Task description:
The material below should be written out in full and exactly; pictures stay out of the copy.

Data provided:
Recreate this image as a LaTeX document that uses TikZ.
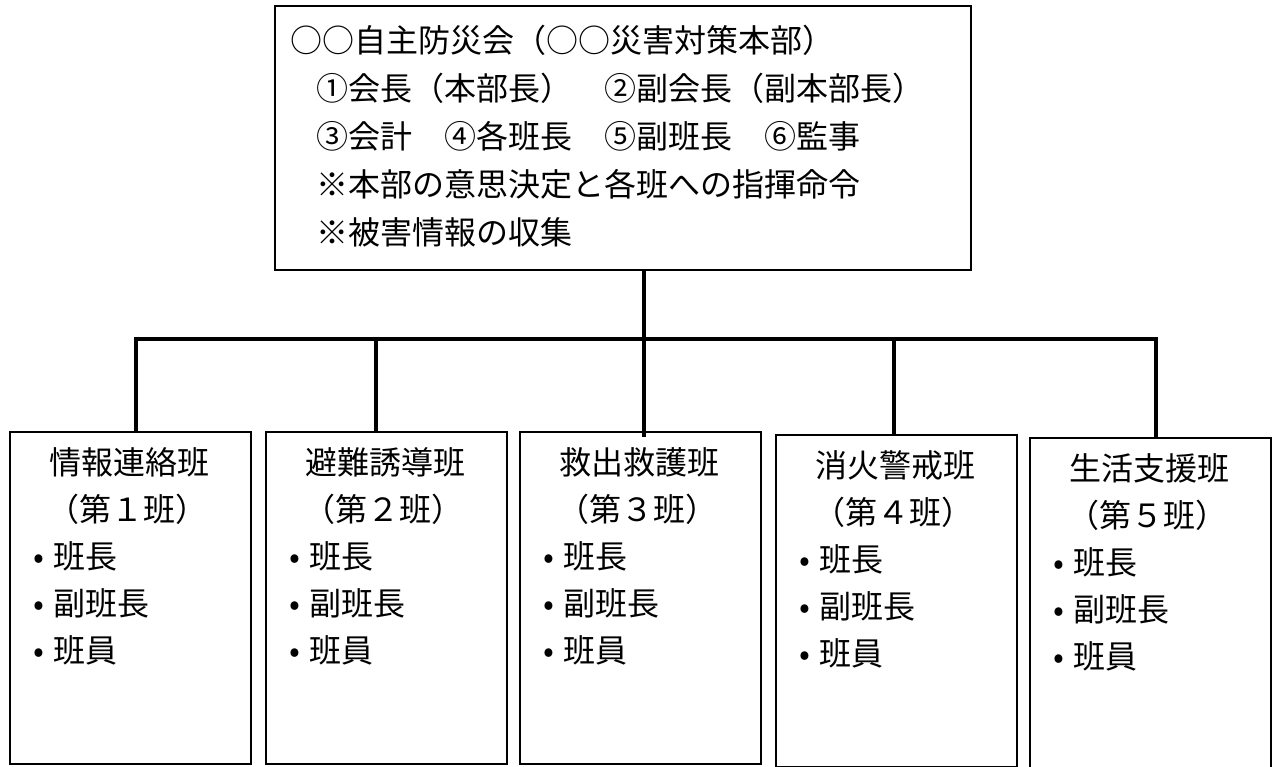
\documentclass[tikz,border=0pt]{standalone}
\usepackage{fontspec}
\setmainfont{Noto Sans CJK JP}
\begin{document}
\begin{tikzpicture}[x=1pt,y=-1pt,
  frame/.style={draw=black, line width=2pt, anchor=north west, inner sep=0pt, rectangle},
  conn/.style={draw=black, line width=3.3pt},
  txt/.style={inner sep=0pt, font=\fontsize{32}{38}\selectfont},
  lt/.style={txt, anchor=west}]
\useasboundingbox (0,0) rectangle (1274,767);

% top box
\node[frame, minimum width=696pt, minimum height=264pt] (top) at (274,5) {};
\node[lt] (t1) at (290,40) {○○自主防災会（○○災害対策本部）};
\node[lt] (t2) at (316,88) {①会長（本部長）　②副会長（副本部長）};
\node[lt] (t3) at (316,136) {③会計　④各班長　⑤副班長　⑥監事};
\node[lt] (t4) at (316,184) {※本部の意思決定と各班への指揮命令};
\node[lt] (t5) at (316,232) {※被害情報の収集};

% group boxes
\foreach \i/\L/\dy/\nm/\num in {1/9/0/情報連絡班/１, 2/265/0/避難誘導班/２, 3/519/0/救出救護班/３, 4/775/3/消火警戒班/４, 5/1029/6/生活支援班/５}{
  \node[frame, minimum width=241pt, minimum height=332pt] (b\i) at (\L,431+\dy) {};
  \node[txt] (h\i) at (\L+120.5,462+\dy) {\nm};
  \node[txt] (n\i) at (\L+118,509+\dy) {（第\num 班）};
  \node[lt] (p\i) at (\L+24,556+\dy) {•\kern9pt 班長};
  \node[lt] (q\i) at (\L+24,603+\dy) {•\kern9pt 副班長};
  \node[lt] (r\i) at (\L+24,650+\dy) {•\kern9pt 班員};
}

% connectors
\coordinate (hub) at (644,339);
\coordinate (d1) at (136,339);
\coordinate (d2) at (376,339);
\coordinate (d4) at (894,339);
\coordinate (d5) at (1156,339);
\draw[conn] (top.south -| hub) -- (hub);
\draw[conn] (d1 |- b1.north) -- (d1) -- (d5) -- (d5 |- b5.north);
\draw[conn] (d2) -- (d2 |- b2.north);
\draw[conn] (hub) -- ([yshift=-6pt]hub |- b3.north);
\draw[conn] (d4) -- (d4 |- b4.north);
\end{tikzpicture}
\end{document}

Response to this task:
Recreate this image as a LaTeX document that uses TikZ.
\documentclass[tikz,border=0pt]{standalone}
\usepackage{fontspec}
\setmainfont{Noto Sans CJK JP}
\begin{document}
\begin{tikzpicture}[x=1pt,y=-1pt,
  frame/.style={draw=black, line width=2pt, anchor=north west, inner sep=0pt, rectangle},
  conn/.style={draw=black, line width=3.3pt},
  txt/.style={inner sep=0pt, font=\fontsize{32}{38}\selectfont},
  lt/.style={txt, anchor=west}]
\useasboundingbox (0,0) rectangle (1274,767);

% top box
\node[frame, minimum width=696pt, minimum height=264pt] (top) at (274,5) {};
\node[lt] (t1) at (290,40) {○○自主防災会（○○災害対策本部）};
\node[lt] (t2) at (316,88) {①会長（本部長）　②副会長（副本部長）};
\node[lt] (t3) at (316,136) {③会計　④各班長　⑤副班長　⑥監事};
\node[lt] (t4) at (316,184) {※本部の意思決定と各班への指揮命令};
\node[lt] (t5) at (316,232) {※被害情報の収集};

% group boxes
\foreach \i/\L/\dy/\nm/\num in {1/9/0/情報連絡班/１, 2/265/0/避難誘導班/２, 3/519/0/救出救護班/３, 4/775/3/消火警戒班/４, 5/1029/6/生活支援班/５}{
  \node[frame, minimum width=241pt, minimum height=332pt] (b\i) at (\L,431+\dy) {};
  \node[txt] (h\i) at (\L+120.5,462+\dy) {\nm};
  \node[txt] (n\i) at (\L+118,509+\dy) {（第\num 班）};
  \node[lt] (p\i) at (\L+24,556+\dy) {•\kern9pt 班長};
  \node[lt] (q\i) at (\L+24,603+\dy) {•\kern9pt 副班長};
  \node[lt] (r\i) at (\L+24,650+\dy) {•\kern9pt 班員};
}

% connectors
\coordinate (hub) at (644,339);
\coordinate (d1) at (136,339);
\coordinate (d2) at (376,339);
\coordinate (d4) at (894,339);
\coordinate (d5) at (1156,339);
\draw[conn] (top.south -| hub) -- (hub);
\draw[conn] (d1 |- b1.north) -- (d1) -- (d5) -- (d5 |- b5.north);
\draw[conn] (d2) -- (d2 |- b2.north);
\draw[conn] (hub) -- ([yshift=-6pt]hub |- b3.north);
\draw[conn] (d4) -- (d4 |- b4.north);
\end{tikzpicture}
\end{document}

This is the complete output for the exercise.